The Un-Fake Importance Of Your Snappy Three Word Purpose

An impromptu press conference. Salivating journalists. Presidential defiance.

Thursday saw the latest, addictive, Donald Trump theatre.

Yet another Sales gem.

This time, courtesy of utter arrogance from the BBC.

They have a man in Washington. A prize posting. Jon Sopel with the plum. 

Picked out then owned by “45”, here’s the painful exchange.

loser: Could I just ask you, thank you very much, Mr President. The trouble…

President Trump: Where are you from?

loser: BBC.

President Trump: Here’s another beauty.

loser: That’s a good line. Impartial, free and fair.

President Trump: Yeah.
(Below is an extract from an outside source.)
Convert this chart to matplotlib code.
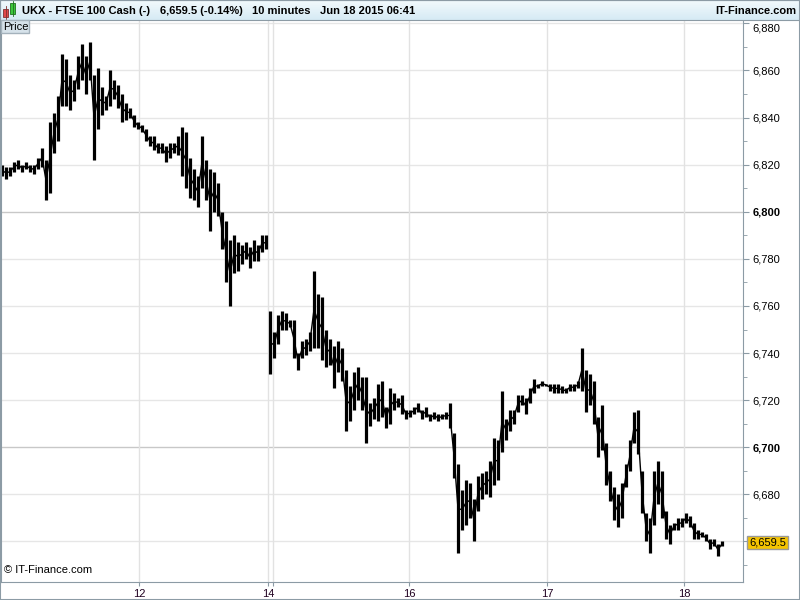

Sure.

loser: Mr President…

President Trump: Just like CNN…

Not to mention the final nail. A truly reputation-shredding comment spluttered, trying one assumes, to be alpha funny; “… we could banter back and forth.” The bromance thigh slapping surely joshed forth.

The nadir? Sopel dropped the pitching staple of three words to convey his “purpose”.

A total disaster.

Impartial Free Fair

Listen to those again.

Yes, the first and third are too similar.

Yes, the trio eschews depth for shallows.

But a bigger Yes… what on earth is going on in the middle there?

Free.

Free?

Free!

This will be news to the millions forced to pay the archaic tax which allows the Beeb to function.

The Annual Licence Fee.

£145.50.

That is certainly not free.

Do employees believe it to be free though? Brainwashed by the corporation’s spin on this; “just under 40 pence a day”. Nice piece of atomisation, there.

Unsurprisingly, the joker revealed his Twitter feed filled up with viewers asking him for their money back.

He tried to make light of it. Ha ha. With that ‘new job title’ of “another beauty” rubbish. Which only made it worse.

Coincidently I blogged on the crafting of your 3-words – a viable, recommended device – only a few days ago.

And from the East Wing of the White House we hear another sharp lesson.

The reporter in question, a seasoned chap, sought to ‘press’ on the “chaos” surrounding the freshly formed administration.

Yet his revealed core values did more to place him and his news gathering colleagues in turmoil rather than his prey.

He chose to trumpet three words to show his audience – the “Leader of the Free World” no less – that he wasn’t “fake”. (As in ‘fake news’, as per the President’s implication). Yet at least one of his proudly chosen principles is demonstrably, patently, unarguably Fake. 

#epicfail

So innocent sounding. Yet when misfiring, then all the potential power gained ebbs. To the extent you fall.

Three words that sum you up are wonderful to have on the tip of your tongue.

Another reminder here then to check on whether your compelling trio land as real. Or fake.